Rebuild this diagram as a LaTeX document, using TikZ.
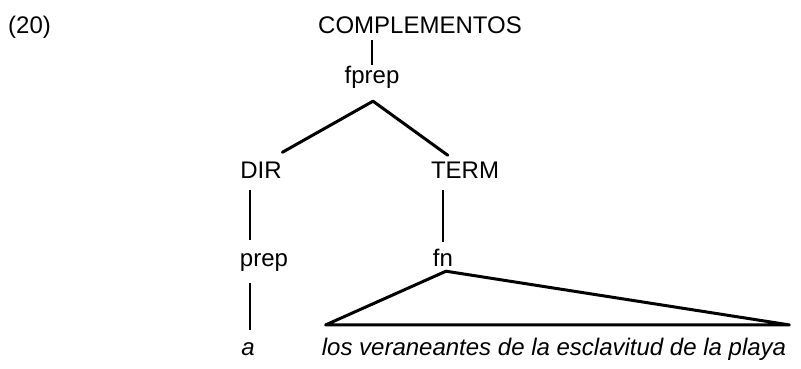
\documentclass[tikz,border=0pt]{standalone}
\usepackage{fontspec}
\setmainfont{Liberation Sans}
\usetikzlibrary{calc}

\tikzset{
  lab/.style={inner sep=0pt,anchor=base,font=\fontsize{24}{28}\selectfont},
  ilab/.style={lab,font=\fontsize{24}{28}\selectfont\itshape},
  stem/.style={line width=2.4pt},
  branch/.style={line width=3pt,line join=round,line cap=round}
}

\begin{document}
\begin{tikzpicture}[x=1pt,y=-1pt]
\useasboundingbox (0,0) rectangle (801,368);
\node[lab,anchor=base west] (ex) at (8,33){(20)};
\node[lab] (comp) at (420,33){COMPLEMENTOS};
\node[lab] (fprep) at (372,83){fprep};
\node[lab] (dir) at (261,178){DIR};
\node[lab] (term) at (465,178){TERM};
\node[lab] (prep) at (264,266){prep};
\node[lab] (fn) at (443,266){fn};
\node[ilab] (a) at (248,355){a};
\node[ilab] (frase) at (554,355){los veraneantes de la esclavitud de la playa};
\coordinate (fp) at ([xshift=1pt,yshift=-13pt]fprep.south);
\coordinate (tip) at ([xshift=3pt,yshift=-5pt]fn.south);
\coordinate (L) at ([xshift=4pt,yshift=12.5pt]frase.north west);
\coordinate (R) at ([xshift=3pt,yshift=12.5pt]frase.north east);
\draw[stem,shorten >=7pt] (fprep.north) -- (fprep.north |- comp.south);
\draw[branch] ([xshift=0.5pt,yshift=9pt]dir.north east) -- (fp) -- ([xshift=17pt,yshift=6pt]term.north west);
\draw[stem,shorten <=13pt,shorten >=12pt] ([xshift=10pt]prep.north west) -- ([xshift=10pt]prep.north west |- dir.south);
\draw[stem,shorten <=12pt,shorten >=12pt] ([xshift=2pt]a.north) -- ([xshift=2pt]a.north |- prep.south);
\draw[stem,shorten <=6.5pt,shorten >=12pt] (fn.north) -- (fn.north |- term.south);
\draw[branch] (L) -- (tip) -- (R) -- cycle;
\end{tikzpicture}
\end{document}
________________
• [TASK INSTRUCTIONS] Transcribe all the lines above exactly, apart from the pictures.

• [EXERCISE RESPONSE]
Rebuild this diagram as a LaTeX document, using TikZ.
\documentclass[tikz,border=0pt]{standalone}
\usepackage{fontspec}
\setmainfont{Liberation Sans}
\usetikzlibrary{calc}

\tikzset{
  lab/.style={inner sep=0pt,anchor=base,font=\fontsize{24}{28}\selectfont},
  ilab/.style={lab,font=\fontsize{24}{28}\selectfont\itshape},
  stem/.style={line width=2.4pt},
  branch/.style={line width=3pt,line join=round,line cap=round}
}

\begin{document}
\begin{tikzpicture}[x=1pt,y=-1pt]
\useasboundingbox (0,0) rectangle (801,368);
\node[lab,anchor=base west] (ex) at (8,33){(20)};
\node[lab] (comp) at (420,33){COMPLEMENTOS};
\node[lab] (fprep) at (372,83){fprep};
\node[lab] (dir) at (261,178){DIR};
\node[lab] (term) at (465,178){TERM};
\node[lab] (prep) at (264,266){prep};
\node[lab] (fn) at (443,266){fn};
\node[ilab] (a) at (248,355){a};
\node[ilab] (frase) at (554,355){los veraneantes de la esclavitud de la playa};
\coordinate (fp) at ([xshift=1pt,yshift=-13pt]fprep.south);
\coordinate (tip) at ([xshift=3pt,yshift=-5pt]fn.south);
\coordinate (L) at ([xshift=4pt,yshift=12.5pt]frase.north west);
\coordinate (R) at ([xshift=3pt,yshift=12.5pt]frase.north east);
\draw[stem,shorten >=7pt] (fprep.north) -- (fprep.north |- comp.south);
\draw[branch] ([xshift=0.5pt,yshift=9pt]dir.north east) -- (fp) -- ([xshift=17pt,yshift=6pt]term.north west);
\draw[stem,shorten <=13pt,shorten >=12pt] ([xshift=10pt]prep.north west) -- ([xshift=10pt]prep.north west |- dir.south);
\draw[stem,shorten <=12pt,shorten >=12pt] ([xshift=2pt]a.north) -- ([xshift=2pt]a.north |- prep.south);
\draw[stem,shorten <=6.5pt,shorten >=12pt] (fn.north) -- (fn.north |- term.south);
\draw[branch] (L) -- (tip) -- (R) -- cycle;
\end{tikzpicture}
\end{document}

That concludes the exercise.